Canada police use 'surge' strategy to deflate truckers

Canada police use 'surge' strategy to deflate truckers

'Lawlessness must end,' says Ottawa police chief

By Barry Ellsworth

TRENTON, Canada (AA) - Ottawa beefed up its police force Friday and called in the Royal Canadian Mounted Police and 150 officers from other departments in a "surge and contain" deployment against hard-core "Freedom Convoy" protesters.

"(It will) restore order, hold offenders to account and protect our neighborhoods," said Ottawa Police Chief Peter Sloly at a news conference Friday. "The surge will deliver a clear message to the demonstrators: the lawlessness must end."

About 10,000 protesters and hundreds of tractor trailer trucks besieged the center core of Ottawa, Canada's capital and a city of about one million population, Jan. 29. It brought the city to a virtual standstill, with traffic chaos. City transit bus service was halted and many businesses closed.

The protesters demanded that the federal government drop its vaccine mandate for long-haul truckers who crossed into the US then returned to Canada.

But the message changed and protesters demanded all COVID-19 health regulations be repealed by Prime Minister Justin Trudeau's government.

Trudeau said there would be no negotiations with the demonstrators. While the majority of them remained peaceful, some protesters began harassing people, screaming obscenities, waving Nazi and Confederate flags, refusing to wear mandatory masks when entering stores and lining up to get free meals at a homeless shelter. They danced on the steps of the War Memorial and stuck a baseball cap and upside down Canadian flag on the Terry Fox statue.

“The hatred, violence, and illegal acts that Ottawa residents and businesses have endured over the last week is unacceptable in any circumstance,” Sloly said.

Only about 250 protesters and 200 trucks remained by Friday, but there may be more trouble on the way.

Ottawa Deputy Police Chief Steve Bell said police learned that upward of 2,000 protesters and as many as 400 more trucks might try to enter the downtown core on Saturday.

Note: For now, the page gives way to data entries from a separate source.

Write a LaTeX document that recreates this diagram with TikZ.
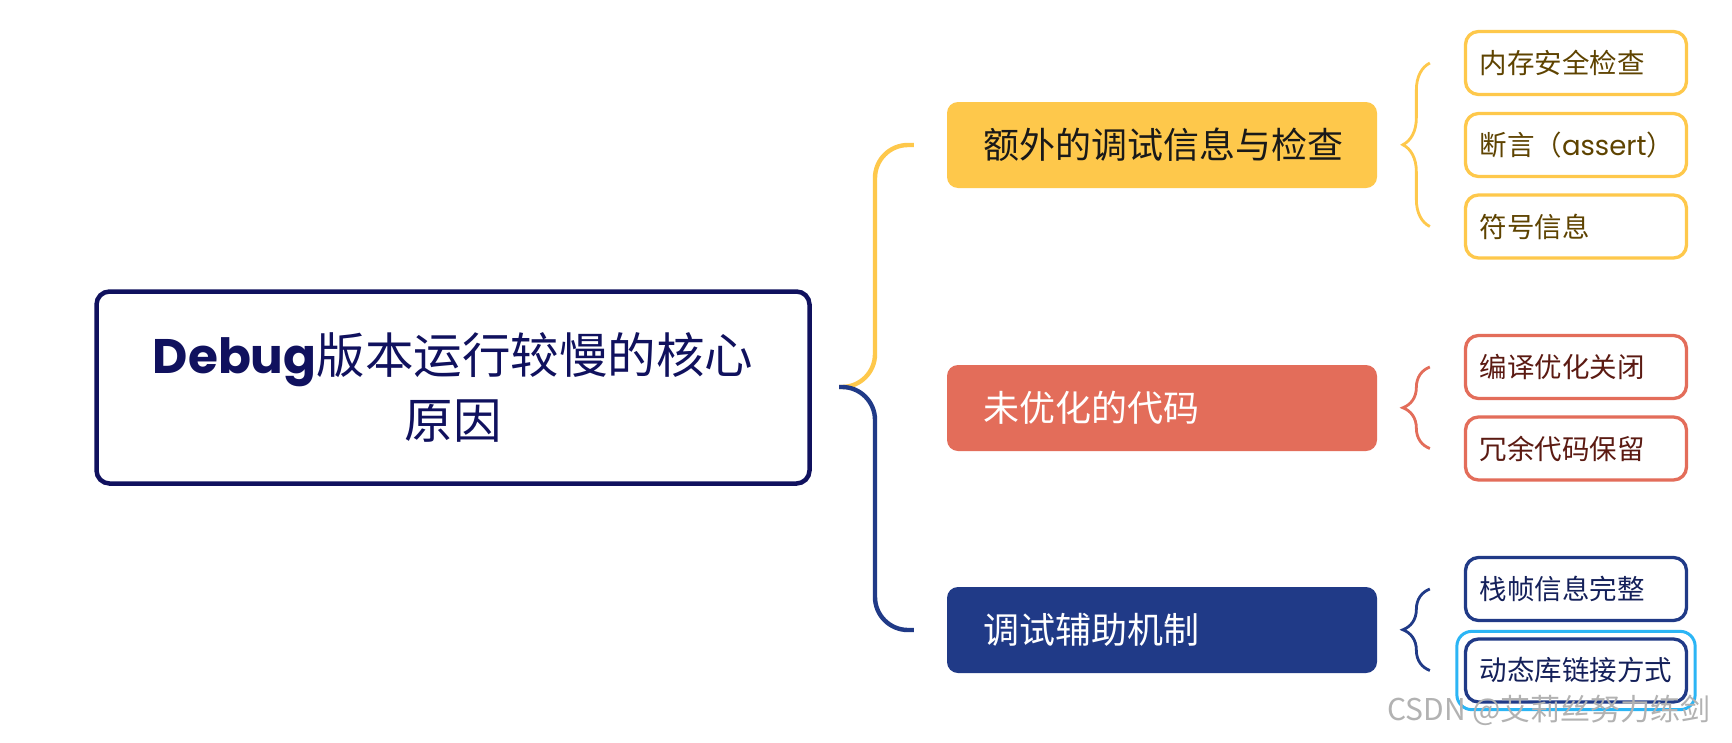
\documentclass[tikz,border=0pt]{standalone}
\usepackage{fontspec}
\setmainfont{Noto Sans CJK SC}
\newfontfamily\latinfont{Poppins}
\usetikzlibrary{decorations.pathreplacing}

\definecolor{rootnavy}{HTML}{10115E}
\definecolor{ylw}{HTML}{FEC84B}
\definecolor{coral}{HTML}{E36D5A}
\definecolor{navy}{HTML}{203A87}
\definecolor{ylwtext}{HTML}{5E4300}
\definecolor{coraltext}{HTML}{5B1A12}
\definecolor{navytext}{HTML}{14205A}
\definecolor{selblue}{HTML}{2BB5F5}

\tikzset{
  rootbox/.style={draw=rootnavy, line width=4.5pt, rounded corners=13pt, fill=white,
    minimum width=713pt, minimum height=192pt, align=center, text=rootnavy,
    font=\fontsize{48.5}{65}\selectfont},
  midbox/.style={rounded corners=11pt, minimum height=86pt, text width=358pt,
    inner xsep=36pt, align=left, font=\fontsize{36}{40}\selectfont},
  leafbox/.style={fill=white, line width=3.3pt, rounded corners=13pt, minimum height=63pt,
    text width=193pt, inner xsep=14pt, align=left, font=\fontsize{27.5}{32}\selectfont},
  link/.style={line width=4.4pt, rounded corners=33pt},
  curly/.style={line width=2.8pt, decorate, decoration={brace, amplitude=27pt}},
  wmark/.style={text=gray!60, font=\fontsize{30}{34}\selectfont},
}

\begin{document}
\begin{tikzpicture}[x=1pt, y=-1pt]
    \fill[white] (0,0) rectangle (1732,742);
    \useasboundingbox (0,0) rectangle (1732,742);

    % root
    \node[rootbox] (root) at (453,387.5) {{\latinfont\bfseries Debug}版本运行较慢的核心\\原因};
    \coordinate (jn) at (839,387);

    % branches
    \node[midbox, fill=ylw, text=black!90] (extra) at (1162,145) {额外的调试信息与检查};
    \node[midbox, fill=coral, text=white] (noopt) at (1162,408) {未优化的代码};
    \node[midbox, fill=navy, text=white] (dbgaid) at (1162,630) {调试辅助机制};

    % leaves
    \node[leafbox, draw=ylw, text=ylwtext] (memchk) at (1576,63) {内存安全检查};
    \node[leafbox, draw=ylw, text=ylwtext] (assert) at (1576,145) {断言（{\latinfont assert}）};
    \node[leafbox, draw=ylw, text=ylwtext] (symbol) at (1576,226.5) {符号信息};
    \node[leafbox, draw=coral, text=coraltext] (optoff) at (1576,367) {编译优化关闭};
    \node[leafbox, draw=coral, text=coraltext] (redund) at (1576,448.5) {冗余代码保留};
    \node[leafbox, draw=navy, text=navytext] (frame) at (1576,589) {栈帧信息完整};
    \node[leafbox, draw=navy, text=navytext] (dynlib) at (1576,670.5) {动态库链接方式};
    \draw[selblue, line width=3pt, rounded corners=15pt]
        ([shift={(-7,-6)}]dynlib.north west) rectangle ([shift={(7,6)}]dynlib.south east);

    % connectors
    \draw[link, ylw] (jn) -- ++(36,0) |- ([xshift=-33pt]extra.west);
    \draw[link, navy] (jn) -- ++(36,0) |- ([xshift=-33pt]dbgaid.west);

    \draw[curly, ylw] ([xshift=-34pt]symbol.west) -- ([xshift=-34pt]memchk.west);
    \draw[curly, coral] ([xshift=-34pt]redund.west) -- ([xshift=-34pt]optoff.west);
    \draw[curly, navy] ([xshift=-34pt]dynlib.west) -- ([xshift=-34pt]frame.west);

    \node[wmark] (wm) at (1549,710) {CSDN @艾莉丝努力练剑};
\end{tikzpicture}
\end{document}
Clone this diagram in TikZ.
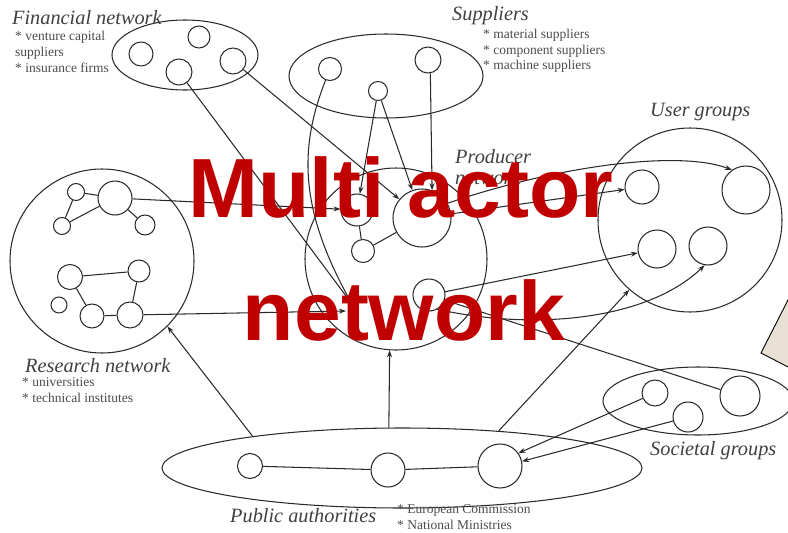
\documentclass[tikz,border=0pt]{standalone}
\usepackage{fontspec}
\setmainfont{Liberation Serif}
\newfontfamily\bannerfont{Liberation Sans}
\usetikzlibrary{shapes.geometric,arrows.meta}
\definecolor{ink}{HTML}{2A2A2A}
\definecolor{redtitle}{HTML}{C00000}
\definecolor{paper}{HTML}{E8E0D2}
\tikzset{
  actor/.style={circle, draw=ink, line width=1.05pt, inner sep=0pt, minimum size=#1},
  group/.style={ellipse, draw=ink, line width=1.05pt, inner sep=0pt},
  link/.style={draw=ink, line width=1.05pt},
  arr/.style={link, -{Stealth[length=7pt,width=5pt]}},
  head/.style={font=\fontsize{20.3}{21}\selectfont\itshape, text=black!75, inner sep=0pt, anchor=west},
  note/.style={font=\fontsize{13.5}{14}\selectfont, text=black!70, inner sep=0pt, anchor=west},
  banner/.style={font=\bannerfont\bfseries\fontsize{84}{84}\selectfont, text=redtitle, inner sep=0pt, anchor=base},
}
\begin{document}
\begin{tikzpicture}[x=1pt,y=-1pt]
\useasboundingbox (0,0) rectangle (788,533);

% ---------- groups ----------
\node[group, minimum width=146pt, minimum height=70pt] (fin) at (185,55) {};
\node[group, minimum width=194pt, minimum height=84pt] (sup) at (386,76) {};
\node[actor=182pt] (prod) at (396,259) {};
\node[actor=184pt] (user) at (690,220) {};
\node[actor=184pt] (res) at (102,261) {};
\node[group, minimum width=190pt, minimum height=68pt] (soc) at (698,401) {};
\node[group, minimum width=480pt, minimum height=80pt] (pub) at (402,468) {};

% ---------- actors ----------
% financial network
\node[actor=24pt] (f1) at (141,54) {};
\node[actor=22pt] (f2) at (199,37) {};
\node[actor=26pt] (f3) at (179,72) {};
\node[actor=26pt] (f4) at (233,61) {};
% suppliers
\node[actor=23pt] (s1) at (330,69) {};
\node[actor=19pt] (s2) at (378,91) {};
\node[actor=26pt] (s3) at (428,60) {};
% producer network
\node[actor=32pt] (pl) at (357,210) {};
\node[actor=23pt] (ps) at (363,251) {};
\node[actor=58pt] (pbig) at (422,218) {};
\node[actor=32pt] (pbot) at (429,295) {};
% user groups
\node[actor=34pt] (u1) at (642,187) {};
\node[actor=48pt] (u2) at (746,190) {};
\node[actor=38pt] (u3) at (657,249) {};
\node[actor=38pt] (u4) at (708,246) {};
% research network
\node[actor=17pt] (r1) at (76,192) {};
\node[actor=34pt] (r2) at (115,198) {};
\node[actor=17pt] (r3) at (62,226) {};
\node[actor=20pt] (r4) at (145,225) {};
\node[actor=25pt] (r5) at (70,277) {};
\node[actor=22pt] (r6) at (139,271) {};
\node[actor=16pt] (r7) at (59,305) {};
\node[actor=24pt] (r8) at (92,316) {};
\node[actor=26pt] (r9) at (130,315) {};
% societal groups
\node[actor=26pt] (g1) at (655,393) {};
\node[actor=30pt] (g2) at (688,417) {};
\node[actor=40pt] (g3) at (740,396) {};
% public authorities
\node[actor=25pt] (a1) at (250,466) {};
\node[actor=34pt] (a2) at (388,470) {};
\node[actor=44pt] (a3) at (500,466) {};

% free ends of links that meet inside the producer network
\coordinate (pjoin) at (352,304);
\coordinate (rjoin) at (346,311);

% ---------- links inside groups ----------
\draw[link] (r1) -- (r2);
\draw[link] (r1) -- (r3);
\draw[link] (r3) -- (r2);
\draw[link] (r2) -- (r4);
\draw[link] (r5) -- (r6);
\draw[link] (r5) -- (r8);
\draw[link] (r8) -- (r9);
\draw[link] (r9) -- (r6);
\draw[link] (pl) -- (ps);
\draw[link] (ps) -- (pbig);
\draw[link] (a1) -- (a2);
\draw[link] (a2) -- (a3);

% ---------- links between groups ----------
\draw[link] (f3) -- (pjoin);
\draw[arr] (f4) -- (pbig);
\draw[link] (s1) .. controls (298,150) and (300,212) .. (pjoin);
\draw[arr] (s2) -- (pl);
\draw[arr] (s2) -- (pbig);
\draw[arr] (s3.-80) -- (pbig.70);
\draw[arr] (r2) -- (pl);
\draw[arr] (r9) -- (rjoin);
\draw[arr] (pbig) -- (u1);
\draw[arr] (pbig.30) .. controls (560,165) and (680,150) .. (u2.125);
\draw[arr] (pbot) -- (u3);
\draw[arr] (pbot.-60) .. controls (540,332) and (650,318) .. (u4.-100);
\draw[link] (g3) -- (pbot);
\draw[arr] (g1) -- (a3.35);
\draw[arr] (g2) -- (a3.12);
\draw[arr] (pub.168) -- (res.-45);
\draw[arr] (pub.108) -- (prod.-94);
\draw[arr] (pub.21) -- (user.229);

% ---------- labels ----------
\node[head] (finT) at (12,18) {Financial network};
\node[note] (finA) at (15,37) {* venture capital};
\node[note] (finB) at (15,53) {suppliers};
\node[note] (finC) at (15,68) {* insurance firms};

\node[head] (supT) at (452,16) {Suppliers};
\node[note] (supA) at (483,35) {* material suppliers};
\node[note] (supB) at (483,51) {* component suppliers};
\node[note] (supC) at (483,66) {* machine suppliers};

\node[head] (prodT) at (455,157) {Producer};
\node[head] (prodU) at (455,178) {network};

\node[head] (userT) at (650,112) {User groups};

\node[head] (resT) at (25,366) {Research network};
\node[note] (resA) at (22,382) {* universities};
\node[note] (resB) at (22,398) {* technical institutes};

\node[head] (socT) at (650,451) {Societal groups};

\node[head] (pubT) at (230,516) {Public authorities};
\node[note] (pubA) at (397,510) {* European Commission};
\node[note] (pubB) at (397,525) {* National Ministries};

% ---------- sheet corner at the right edge ----------
\draw[fill=paper, draw=black, line width=0.9pt] (790,296) -- (761,353) -- (790,368);

% ---------- banner ----------
\node[banner] (title1) at (401,217) {Multi actor};
\node[banner] (title2) at (404,340) {network};
\end{tikzpicture}
\end{document}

Police have sealed off the downtown with hundreds of barricades and Bell said they may close highways, bridges and main arteries into the city center.

Elsewhere, Toronto police warned that a truck convoy protest might target the city of 2.8 million beginning Saturday. At a press conference Friday afternoon, city officials said some roads into the downtown will be closed.

They warned protesters who attempt to disrupt medical services - there are several hospitals in the area of the downtown provincial Queen's Park headquarters - will face "strict enforcement."